Department of Theater Studies Offers Diverse Spring Season
Durham, N.C. - Duke's Department of Theater Studies has planned a diverse and rich spring season for theater audiences. After a very successful 2005 in which Duke productions were cited on numerous regional "Best of Theater" lists and Duke theater faculty and students were noted for excellence for their directing, design and acting work, the department is confident its spring productions will also generate excitement and acclaim.
Professor Jody McAuliffe will direct her new adaptation and translation of Gogol's The Inspector General . She will call her adaptation The Special Prosecutor. Theater Studies alumnus Jim Findlay, now designer for the distinguished New York Wooster Group, will design the production. Though the original play was written in 1836, the story line of government corruption still powerfully resonates. The Special Prosecutor runs April 7-15 in Sheafer Theater.

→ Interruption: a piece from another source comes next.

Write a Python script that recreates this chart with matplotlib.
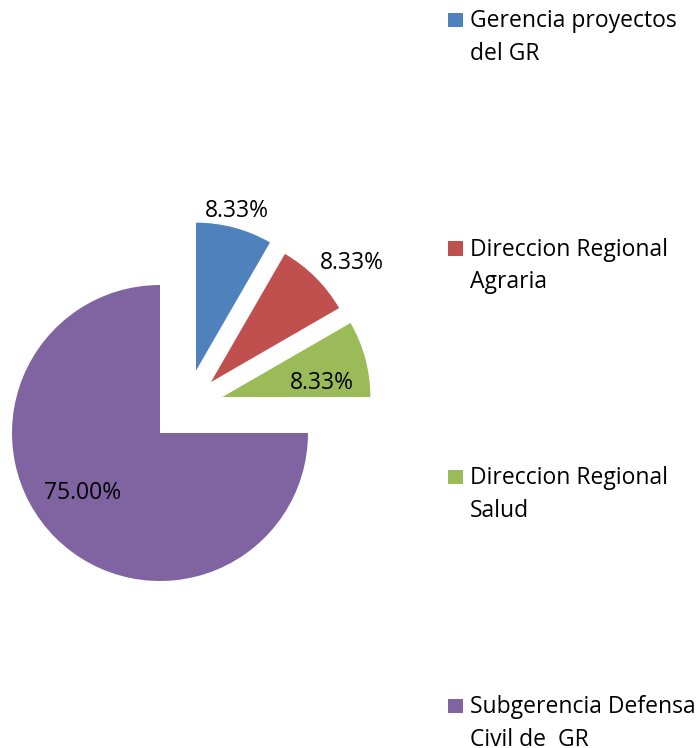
import numpy as np
import matplotlib
matplotlib.use("Agg")
import matplotlib.pyplot as plt
from matplotlib.patches import Rectangle

# Data
categories = ["Gerencia proyectos\ndel GR", "Direccion Regional\nAgraria",
              "Direccion Regional\nSalud", "Subgerencia Defensa\nCivil de  GR"]
counts = [1, 1, 1, 9]
colors = ["#4F81BD", "#C0504D", "#9BBB59", "#8064A2"]
exploded = [True, True, True, False]

W, H = 697, 748
plt.rcParams['font.family'] = ['Open Sans', 'DejaVu Sans']
FS = 16.5

fig = plt.figure(figsize=(W / 100, H / 100), dpi=100)
ax = fig.add_axes([0, 0, 1, 1])

cx, cy, r = 160, H - 433, 148
wedges, texts, autotexts = ax.pie(counts, colors=colors, startangle=90, counterclock=False,
                                  center=(cx, cy), radius=r, autopct='%1.2f%%',
                                  wedgeprops={'linewidth': 0})

# pie() resets the limits, so set the pixel-sized frame afterwards
ax.set_xlim(0, W)
ax.set_ylim(0, H)
ax.set_aspect('equal')
ax.axis('off')

# Excel-style explosion: pulled slices spread around the 45 deg direction
explode_dist = 72
# label placement relative to each (shifted) wedge center: (radius fraction, angle)
label_pos = [(1.13, 76), (1.26, 41), (0.68, 10), (0.65, 216)]

for w, t, ex, (lf, la) in zip(wedges, autotexts, exploded, label_pos):
    mid = (w.theta1 + w.theta2) / 2
    ox, oy = cx, cy
    if ex:
        d = np.radians(45 + (mid - 45) / 2)
        ox, oy = cx + explode_dist * np.cos(d), cy + explode_dist * np.sin(d)
        w.set_center((ox, oy))
    a = np.radians(la)
    t.set_position((ox + lf * r * np.cos(a), oy + lf * r * np.sin(a)))
    t.set_fontsize(FS)
    t.set_color('black')
    t.set_ha('center')
    t.set_va('center_baseline')

# Legend, drawn by hand so the swatch sits on the first line
line_gap = 32.5
for i, (lab, col) in enumerate(zip(categories, colors)):
    base = H - (27 + 228.7 * i)
    ax.add_patch(Rectangle((448, base), 14.5, 14.5, color=col, lw=0))
    for k, line in enumerate(lab.split("\n")):
        ax.text(470, base - k * line_gap, line, fontsize=FS, va='baseline', ha='left')

fig.savefig("out.png", dpi=100)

"The play becomes more relevant every day as news of eavesdropping and shameless bribery and posing and manipulation continue to hit the papers," says McAuliffe. "This play proves there is nothing new under the sun, and Gogol's brilliance transcends time. His play is about humanity--not about a Russian town a long time ago. We're seeing the same things now because Gogol understood that the bad behavior of government officials is innate if humans are left to their own devices with no checks."
Vanessa Rodriguez (T'06) will direct Loyal Women by Northern Irish playwright Gary Mitchell. Set among the criminals and paramilitaries of today's Northern Ireland, Mitchell takes the audience behind the scenes and behind the politics to show how women live, and he examines how responsible they may be for their own repression and suffering. Rodriguez brings Loyal Women to Sheafer Theater February 9 for four performances.
Colin Crowe (T'06) will direct her own play, Joy, Delirious . Crowe's play is about a young woman, Joy Moore, who joins her family at home for the first Christmas without her mother. Crowe's play runs in 209 East Duke March 3 and 4.
Bridget Bailey (T'06) brings "Works by Ludmila Petrushevskaya" to the stage in 209 East Duke March 25 and 26. Bailey's one woman show of excerpts of the contemporary Russian writer's work exposes some of the fine writing that never received much attention during the Soviet and post-Soviet era.
Three other students are having their original works produced in this spring's New Works Festival (April 20-23 in Branson Theater). Eyes Like Fire Opals by Martin Zimmerman (T'07), It's Not Whether You Win or Lose by Tiffany Webber (T'06) and Parallel Play by Judd Schlossberg (T'08) make up the festival fare and will be produced, directed and acted by students.
A musical theater class in the spring will give culminating performances April 24 and 25 as well.